## Start
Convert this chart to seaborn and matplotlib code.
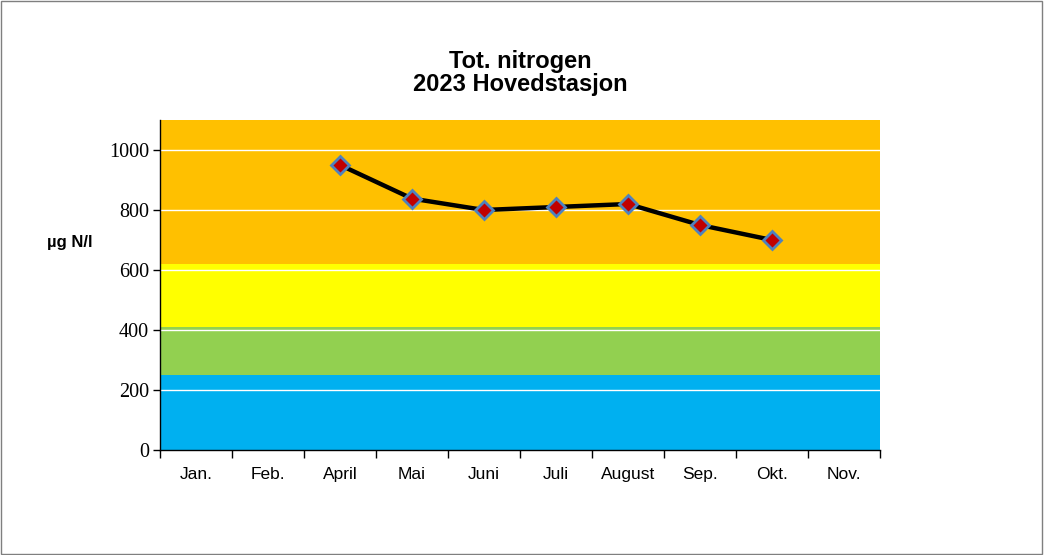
import numpy as np
import pandas as pd
import matplotlib
matplotlib.use("Agg")
import matplotlib.pyplot as plt
import seaborn as sns
from matplotlib.patches import Rectangle

months = ["Jan.", "Feb.", "April", "Mai", "Juni", "Juli", "August", "Sep.", "Okt.", "Nov."]
tot_n = [np.nan, np.nan, 950, 838, 800, 810, 820, 750, 700, np.nan]

# Quality class limits (µg N/l) and colours
band_edges = [0, 250, 410, 620, 1100]
band_colors = ["#00B0F0", "#92D050", "#FFFF00", "#FFC000"]
y_ticks = [0, 200, 400, 600, 800, 1000]

sns.set_style("white")
plt.rcParams["font.family"] = ["Liberation Sans", "DejaVu Sans"]
plt.rcParams["text.color"] = "black"
plt.rcParams["xtick.color"] = "black"
plt.rcParams["ytick.color"] = "black"

fig = plt.figure(figsize=(10.44, 5.55), dpi=100)
fig.patches.append(Rectangle((0.001, 0.001), 0.997, 0.997, transform=fig.transFigure,
                             fill=False, edgecolor="#7f7f7f", linewidth=1.0))
ax = fig.add_axes([160 / 1044, 1 - 450 / 555, 720 / 1044, 330 / 555])

n = len(months)
for lo, hi, c in zip(band_edges[:-1], band_edges[1:], band_colors):
    ax.axhspan(lo, hi, color=c, zorder=0, linewidth=0)
for yv in y_ticks[1:]:
    ax.axhline(yv, color="white", linewidth=1.0, zorder=1)

df = pd.DataFrame({"x": np.arange(n) + 0.5, "month": months, "value": tot_n})
sns.lineplot(data=df.dropna(), x="x", y="value", ax=ax, color="black", linewidth=3.2,
             marker="D", markersize=9, markerfacecolor="#C00000",
             markeredgecolor="#4F81BD", markeredgewidth=2, zorder=3)

ax.set_xlim(0, n)
ax.set_ylim(0, band_edges[-1])
ax.set_xticks(np.arange(n) + 0.5)
ax.set_xticklabels(months, fontsize=12.5, va="baseline")
ax.set_xticks(np.arange(n + 1), minor=True)
ax.tick_params(axis="x", which="major", bottom=False, length=0, pad=21)
ax.tick_params(axis="x", which="minor", bottom=True, length=6, width=1,
               color="black", direction="out")
ax.set_yticks(y_ticks)
ax.set_yticklabels([str(v) for v in y_ticks], fontsize=14.5, family="Liberation Serif")
ax.tick_params(axis="y", left=True, length=5, width=1, color="black", direction="out", pad=3)

for side in ["top", "right"]:
    ax.spines[side].set_visible(False)
for side in ["left", "bottom"]:
    ax.spines[side].set_color("black")
    ax.spines[side].set_linewidth(1.0)

ax.set_xlabel("")
ax.set_ylabel("")
fig.text(47 / 1044, 1 - 243 / 555, "µg N/l", fontsize=12, fontweight="bold",
         ha="left", va="center", color="black")
fig.text(520 / 1044, 1 - 73 / 555, "Tot. nitrogen\n2023 Hovedstasjon", fontsize=17,
         fontweight="bold", ha="center", va="center", linespacing=1.0, color="black")

fig.savefig("out.png", dpi=100)
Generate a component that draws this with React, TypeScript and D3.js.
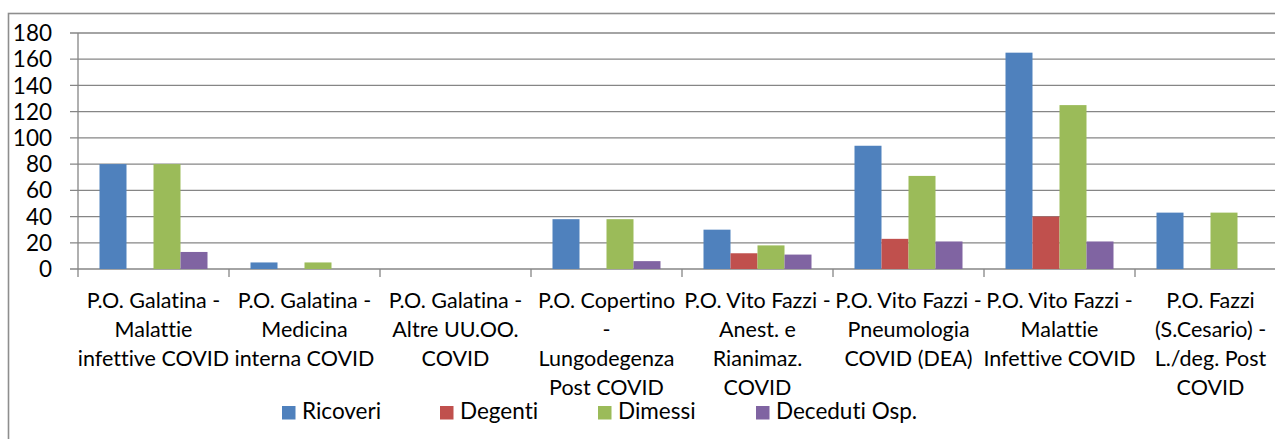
## End
_TO BE DONE_.
Can you repeat every record above exactly, apart from the pictures?

_EXPECTED ANSWER_.
Convert this chart to seaborn and matplotlib code.
import numpy as np
import pandas as pd
import matplotlib
matplotlib.use("Agg")
import matplotlib.pyplot as plt
import seaborn as sns
from matplotlib.patches import Rectangle

months = ["Jan.", "Feb.", "April", "Mai", "Juni", "Juli", "August", "Sep.", "Okt.", "Nov."]
tot_n = [np.nan, np.nan, 950, 838, 800, 810, 820, 750, 700, np.nan]

# Quality class limits (µg N/l) and colours
band_edges = [0, 250, 410, 620, 1100]
band_colors = ["#00B0F0", "#92D050", "#FFFF00", "#FFC000"]
y_ticks = [0, 200, 400, 600, 800, 1000]

sns.set_style("white")
plt.rcParams["font.family"] = ["Liberation Sans", "DejaVu Sans"]
plt.rcParams["text.color"] = "black"
plt.rcParams["xtick.color"] = "black"
plt.rcParams["ytick.color"] = "black"

fig = plt.figure(figsize=(10.44, 5.55), dpi=100)
fig.patches.append(Rectangle((0.001, 0.001), 0.997, 0.997, transform=fig.transFigure,
                             fill=False, edgecolor="#7f7f7f", linewidth=1.0))
ax = fig.add_axes([160 / 1044, 1 - 450 / 555, 720 / 1044, 330 / 555])

n = len(months)
for lo, hi, c in zip(band_edges[:-1], band_edges[1:], band_colors):
    ax.axhspan(lo, hi, color=c, zorder=0, linewidth=0)
for yv in y_ticks[1:]:
    ax.axhline(yv, color="white", linewidth=1.0, zorder=1)

df = pd.DataFrame({"x": np.arange(n) + 0.5, "month": months, "value": tot_n})
sns.lineplot(data=df.dropna(), x="x", y="value", ax=ax, color="black", linewidth=3.2,
             marker="D", markersize=9, markerfacecolor="#C00000",
             markeredgecolor="#4F81BD", markeredgewidth=2, zorder=3)

ax.set_xlim(0, n)
ax.set_ylim(0, band_edges[-1])
ax.set_xticks(np.arange(n) + 0.5)
ax.set_xticklabels(months, fontsize=12.5, va="baseline")
ax.set_xticks(np.arange(n + 1), minor=True)
ax.tick_params(axis="x", which="major", bottom=False, length=0, pad=21)
ax.tick_params(axis="x", which="minor", bottom=True, length=6, width=1,
               color="black", direction="out")
ax.set_yticks(y_ticks)
ax.set_yticklabels([str(v) for v in y_ticks], fontsize=14.5, family="Liberation Serif")
ax.tick_params(axis="y", left=True, length=5, width=1, color="black", direction="out", pad=3)

for side in ["top", "right"]:
    ax.spines[side].set_visible(False)
for side in ["left", "bottom"]:
    ax.spines[side].set_color("black")
    ax.spines[side].set_linewidth(1.0)

ax.set_xlabel("")
ax.set_ylabel("")
fig.text(47 / 1044, 1 - 243 / 555, "µg N/l", fontsize=12, fontweight="bold",
         ha="left", va="center", color="black")
fig.text(520 / 1044, 1 - 73 / 555, "Tot. nitrogen\n2023 Hovedstasjon", fontsize=17,
         fontweight="bold", ha="center", va="center", linespacing=1.0, color="black")

fig.savefig("out.png", dpi=100)
Generate a component that draws this with React, TypeScript and D3.js.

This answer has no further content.